The shooting didn’t take long at all, only four days, in fact. In Backfired, they had to reshoot the explosions of the sarcophagi to get it right. Using a smoke machine that looked something like a mechanical vacuum cleaner out of a Max Ernst painting, they kept yelling, “More smoke, more smoke,” in German. With Now I Know You Know, Giger assembled a whole temple made from the multipaneled Passageway painting. Within the painting is the image of a huge cock made of melting babies coming out of an even larger abstract zipper. A portion of it, called “The Steps of the Magician,” has all his weird male/female symbols. And worked into it are the serene and haunting eyes of his dead girl friend, who can be seen almost symbolically peering from the passageway, out of which Debbie – looking like a Martian whore – comes dancing. But the video can hardly capture the true, massive sense of proportion to Giger’s work.

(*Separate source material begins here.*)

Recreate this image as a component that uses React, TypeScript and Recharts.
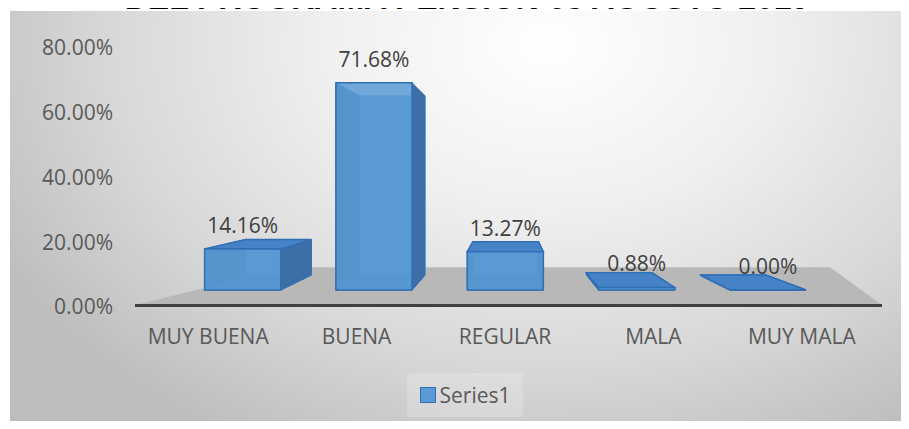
import React from 'react';
import { BarChart, Bar, XAxis, YAxis, Legend, LabelList, ReferenceArea } from 'recharts';

const categories = ['MUY BUENA', 'BUENA', 'REGULAR', 'MALA', 'MUY MALA'];
const series1 = [14.16, 71.68, 13.27, 0.88, 0.0];
const yTicks = [0, 20, 40, 60, 80];

const data = categories.map((name, i) => ({ name, value: series1[i] }));

const FONT = '"Open Sans", Calibri, sans-serif';

// fake excel 3d perspective: front plane of the columns sits a bit behind the axis
const VP_X = 508;
const FRONT_SX = 0.885;
const FRONT_SY = 0.893;
const FLOOR_Y = 290;
const DEPTH = 0.865;
const VP_Y = 179;

type Pt = { x: number; y: number };

const toFront = (x: number, y: number, base: number): Pt => ({
    x: VP_X + (x - VP_X) * FRONT_SX,
    y: FLOOR_Y - (base - y) * FRONT_SY,
});
const toBack = (p: Pt): Pt => ({ x: VP_X + (p.x - VP_X) * DEPTH, y: VP_Y + (p.y - VP_Y) * DEPTH });
const pts = (list: Pt[]) => list.map(p => `${p.x},${p.y}`).join(' ');

const Column3D = (props: any) => {
    const { x, y, width, height } = props;
    const base = y + height;
    const ftl = toFront(x, y, base);
    const ftr = toFront(x + width, y, base);
    const fbl = toFront(x, base, base);
    const fbr = toFront(x + width, base, base);
    const btl = toBack(ftl);
    const btr = toBack(ftr);
    const bbl = toBack(fbl);
    const bbr = toBack(fbr);
    const edge = '#2f6fb5';
    return (
        <g>
            <polygon points={pts([btl, btr, bbr, bbl])} fill="#4f8ccc" stroke="#6fa8e0" strokeWidth={1} />
            <polygon points={pts([fbl, fbr, bbr, bbl])} fill="#3f78b8" stroke={edge} strokeWidth={1} />
            <polygon points={pts([ftl, btl, bbl, fbl])} fill="#3d6fa6" stroke={edge} strokeWidth={1} />
            <polygon points={pts([ftr, btr, bbr, fbr])} fill="#3d6fa6" stroke={edge} strokeWidth={1} />
            {btl.y < ftl.y && (
                <polygon points={pts([ftl, ftr, btr, btl])} fill="#4682c6" stroke={edge} strokeWidth={1.5} />
            )}
            <polygon
                points={pts([ftl, ftr, fbr, fbl])}
                fill="#5b9bd5"
                fillOpacity={0.85}
                stroke={edge}
                strokeWidth={1.5}
            />
        </g>
    );
};

const renderLabel = (props: any) => {
    const vb = props.viewBox || props;
    const { x, y, width, height } = vb;
    const base = y + height;
    const p = toFront(x + width / 2, y, base);
    return (
        <text x={p.x} y={p.y - 16} textAnchor="middle" fill="#404040" fontSize={21} fontFamily={FONT}>
            {Number(props.value).toFixed(2)}%
        </text>
    );
};

const Floor = (props: any) => {
    const { x, y, width, height } = props;
    const bottom = y + height;
    const floorPts = [
        { x: x + 1, y: bottom - 2 },
        { x: x + 156, y: y - 1 },
        { x: x + width - 46, y: y - 1 },
        { x: x + width + 6, y: bottom - 2 },
    ];
    return (
        <g>
            <polygon points={pts(floorPts)} fill="#b8b8b8" />
            <line x1={x + 1} x2={x + width + 6} y1={bottom - 1.5} y2={bottom - 1.5} stroke="#404040" strokeWidth={3} />
        </g>
    );
};

const LegendBox = () => (
    <div
        style={{
            display: 'flex',
            alignItems: 'center',
            justifyContent: 'center',
            width: '100%',
            height: '100%',
            background: 'rgba(255,255,255,0.2)',
            fontFamily: FONT,
            fontSize: 21,
            color: '#595959',
        }}
    >
        <span
            style={{
                display: 'inline-block',
                width: 14,
                height: 14,
                background: '#5b9bd5',
                border: '1px solid #2f6fb5',
                marginRight: 4,
            }}
        />
        Series1
    </div>
);

export default function App() {
    return (
        <div style={{ position: 'relative', width: 909, height: 429, margin: -8, background: '#fff', overflow: 'hidden' }}>
            <div
                style={{
                    position: 'absolute',
                    left: 10,
                    top: 11,
                    width: 899,
                    height: 418,
                    background:
                        'radial-gradient(ellipse 70% 110% at 60% 8%, #ffffff 0%, #f0f0f0 35%, #d8d8d8 70%, #bdbdbd 100%)',
                }}
            />
            <svg width={909} height={11} style={{ position: 'absolute', left: 0, top: 0, display: 'block' }}>
                <text
                    x={467}
                    y={9}
                    textAnchor="middle"
                    fontFamily='"Liberation Sans", Arial, sans-serif'
                    fontWeight="bold"
                    fontSize={32}
                    fill="#000"
                >
                    DEL PROGRAMA PENSION 65 AGOSTO 2019
                </text>
            </svg>
            <div style={{ position: 'absolute', left: 0, top: 0 }}>
                <BarChart
                    width={909}
                    height={429}
                    data={data}
                    margin={{ top: 48, right: 33, bottom: 92, left: 0 }}
                    barCategoryGap="21%"
                >
                    <ReferenceArea y1={0} y2={12} ifOverflow="visible" shape={<Floor />} />
                    <XAxis
                        dataKey="name"
                        height={30}
                        axisLine={false}
                        tickLine={false}
                        tickSize={6}
                        tickMargin={16}
                        interval={0}
                        tick={{ fill: '#595959', fontSize: 21, fontFamily: FONT }}
                    />
                    <YAxis
                        domain={[0, 80]}
                        ticks={yTicks}
                        width={134}
                        axisLine={false}
                        tickLine={false}
                        tickSize={6}
                        tickMargin={15}
                        tickFormatter={(v: number) => `${v.toFixed(2)}%`}
                        tick={{ fill: '#595959', fontSize: 21, fontFamily: FONT }}
                    />
                    <Legend
                        layout="horizontal"
                        verticalAlign="middle"
                        content={<LegendBox />}
                        wrapperStyle={{ left: 407, top: 373, bottom: 'auto', width: 116, height: 44 }}
                    />
                    <Bar dataKey="value" name="Series1" shape={<Column3D />} isAnimationActive={false}>
                        <LabelList dataKey="value" content={renderLabel} />
                    </Bar>
                </BarChart>
            </div>
        </div>
    );
}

In the two weeks we stayed in Switzerland we not only saw Giger at work, but also at play. His manager is something of an entrepreneur and owns both a restaurant and a club – each with a touch of Giger in it. But despite a huge reproduction of one of Giger’s temples, the Ugly Club is just an ordinary rock club. On Saturdays they would hang out there cooking hamburgers ’til five A.M. Occasionally everyone would dress in monks robes and hold a ceremony, all the while burning torches and carrying around Ueli’s costumed girl friend.
Just as we were exposed to Giger’s world, we exposed him to a little bit of ours when we went to England together after the taping. He seemed a little bemused and caught off guard with all the fans and star treatment we encountered. We kidded him a bit in our brash, curt, but not disrespectful American way – but he soon got used to it. He gave interviews and learned to “enjoy.” And as we found out later, we might even have helped to inspire his next book, a series of paintings of New York. No other city inspires him as much; no wonder, with the smoke coming out of the manholes, the machines, and all the other images he loves.
While we were there on the last day of business, it was a total panic. A Swiss-German friend of Giger’s was shooting a documentary of us doing the video. Then a BBC crew came to shoot a story on all that was going on. All during this, we were taking photographs of our own. If any scene had us swimming in opposites, and layers upon layers – just like Giger’s work – it was this scene, our final one.